Die Schwarzweiss-Aufnahmen auf der Leinwand weichen einem Bild der heutigen Zeit: Eine vorbeiziehende, grüne Landschaft aus einem Autofenster gefilmt. Am Steuer sitzt Luigi Fragale. Ein ehemaliges «Schrankkind». Zwei Jahre lang versteckt er sich in einer kleinen Wohnung, kommt selten bis nie ans Tageslicht, darf sich nicht verletzen, da er nicht krankenversichert ist und lebt in ständiger Angst vor dem Klingeln an der Türe.

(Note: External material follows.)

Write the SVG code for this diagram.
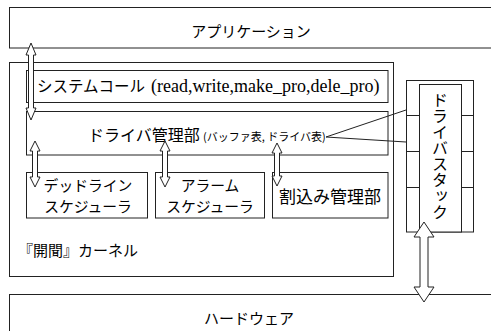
<svg xmlns="http://www.w3.org/2000/svg" width="491" height="331" viewBox="0 0 491 331">
<style>
.box{fill:#fff;stroke:#222;stroke-width:1}
.arr{fill:#fff;stroke:#222;stroke-width:1;stroke-linejoin:miter}
.ln{fill:none;stroke:#222;stroke-width:1}
.jp{font-family:"Noto Sans CJK JP","Noto Sans",sans-serif;fill:#000}
.ser{font-family:"Liberation Serif",serif;fill:#000}
</style>
<rect width="491" height="331" fill="#fff"/>
<g id="application">
<rect class="box" x="9.5" y="7.5" width="490" height="40.5"/>
<text class="jp" x="251" y="37" font-size="15" text-anchor="middle">アプリケーション</text>
</g>
<g id="kernel">
<rect class="box" x="9.5" y="62.5" width="384" height="214"/>
<text class="jp" x="18" y="256" font-size="15">『開聞』カーネル</text>
</g>
<g id="syscall">
<rect class="box" x="26.5" y="70.5" width="361.5" height="32"/>
<text class="jp" x="37" y="92" font-size="15.5">システムコール</text>
<text class="ser" x="151" y="92" font-size="18" style="font-family:'Liberation Serif',serif">(read,write,make_pro,dele_pro)</text>
</g>
<g id="driver-manager">
<rect class="box" x="26.5" y="111.5" width="361.5" height="43.5"/>
<text class="jp" x="88" y="141" font-size="16">ドライバ管理部</text>
<text class="jp" x="203" y="141" font-size="11">(バッファ表, ドライバ表)</text>
</g>
<g id="deadline">
<rect class="box" x="26.5" y="172.5" width="121" height="45.5"/>
<text class="jp" x="88" y="190.5" font-size="14.8" text-anchor="middle">デッドライン</text>
<text class="jp" x="88" y="212" font-size="14.8" text-anchor="middle">スケジューラ</text>
</g>
<g id="alarm">
<rect class="box" x="155.5" y="172.5" width="109" height="45.5"/>
<text class="jp" x="210" y="190.5" font-size="14.8" text-anchor="middle">アラーム</text>
<text class="jp" x="210" y="212" font-size="14.8" text-anchor="middle">スケジューラ</text>
</g>
<g id="interrupt">
<rect class="box" x="272.5" y="172.5" width="115.5" height="45.5"/>
<text class="jp" x="330" y="203" font-size="17" text-anchor="middle">割込み管理部</text>
</g>
<g id="driver-stack">
<rect class="box" x="406.5" y="80.5" width="67" height="151.5"/>
<rect class="box" x="419.5" y="84.5" width="42" height="147.5"/>
<path class="ln" d="M406.5 115.5H419.5M406.5 151.5H419.5M406.5 187.5H419.5M461.5 115.5H473.5M461.5 151.5H473.5M461.5 187.5H473.5"/>
<text class="jp" x="440" y="92" font-size="16" style="writing-mode:vertical-rl">ドライバスタック</text>
</g>
<g id="hardware">
<rect class="box" x="9.5" y="294.5" width="490" height="50"/>
<text class="jp" x="249" y="324" font-size="15" text-anchor="middle">ハードウェア</text>
</g>
<g id="connectors">
<path class="arr" d="M31 43L36 55H33.5V108H36L31 120L26 108H28.5V55H26Z"/>
<path class="arr" d="M35 141L40 151H37.5V177H40L35 187L30 177H32.5V151H30Z"/>
<path class="arr" d="M165 141L170 151H167.5V177H170L165 187L160 177H162.5V151H160Z"/>
<path class="arr" d="M277 143L282 153H279.5V176H282L277 186L272 176H274.5V153H272Z"/>
<path class="arr" d="M424 222L434 237H428V287H434L424 302L414 287H420V237H414Z"/>
<path class="ln" d="M406 110L326 137L406 142"/>
</g>
</svg>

Wenn die Fremdenpolizei kommt, das weiss er, muss er innerhalb von 24 Stunden seine Sachen packen und wird zurück nach Italien verwiesen.

«Man ist da, aber nicht wirklich da», erzählt Luigi Fragale, während er an diese zwei Jahre in ständigem Versteckspiel denkt. Der Italiener ist nicht der einzige, dem es so geht: In dem Dokumentarfilm «Im Land der verbotenen Kinder» erzählen auch die Spanierin Aurora Pacheco und der Italiener Fernando d'Amico von ihren traumatisierenden Erlebnissen und einer gestohlenen Kindheit.

Neben den Porträts der Saisonnier-Kinder versucht der Dokumentarfilm auch die sozialpolitische Situation dieser Zeit einzufangen. Etwa mit der Erwähnung der Schwarzenbach-Initiative gegen Überfremdung von 1970 oder mit dem Aufzeigen der unfairen Verhältnisse zwischen Arbeitgeber*innen und den Saisonniers. Die beiden Regisseure Jörg Huwyler und Beat Bieri stützen sich dabei auf Quellen wie etwa Berner Psychologin Marina Frigerio, die sich als Buchautorin und Wissenschaftlerin intensiv mit italienischen Einwanderer*innen in die Schweiz befasst hat.

Das Gefühl, das bleibt

Es ist das Protestschild eines kleinen Jungen, auf dem steht «Voglio restare con il mio papa» («Ich möchte bei meinem Papa bleiben») oder es sind die stillen Tränen, die den Porträtierten über die Wangen fliessen. Es ist das Wechselspiel zwischen alten Schwarzweiss Aufnahmen und farbigen Bildern der heutigen Zeit. Und es sind die Momente, in denen die Protagonist*innen in ihrer Muttersprache sprechen und ihre Kindheit erneut durchleben.

Ein Saisonnier-Kind protestiert auf der Strasse in den 1970er Jahren mit dem Schild «Voglio restare con il mio papa»
In den 1970er Jahren protestieren die Saisonniers und ihre Familien für ihre Rechte. (Bild: Filmstill aus «Im Land der verbotenen Kinder»)

Das Thema, das sich Bieri und Huwyler ausgesucht haben, ist gross. Zu beachten gibt es vieles: die politische Lage, die geschichtliche Richtigkeit, die sozialen Reibungen, die psychologischen Auswirkungen und schlussendlich die persönlichen Geschichten, die ja eigentlich im Zentrum der Dokumentation stehen. Doch leider geraten diese bei den vielen Zeitsprüngen und unterschiedlichen Expert*innen und Zeitzeug*innen, die in den 88 Minuten zur Sprache kommen, etwas in den Hintergrund. Wer selber nicht viel über die Schweizer Migrationsgeschichte weiss, kommt am Ende zwar berührt, aber auch etwas verwirrt aus dem Kinosaal.

Kommenden Samstag, 8.April, läuft «Im Land der verbotenen Kinder» um 12 Uhr im Kino Rex in Bern. Der Film wird ausserdem in einer gekürzten Version bei DOK vom Schweizer Fernsehen ausgestrahlt werden - der genaue Sendetermin ist noch nicht bekannt.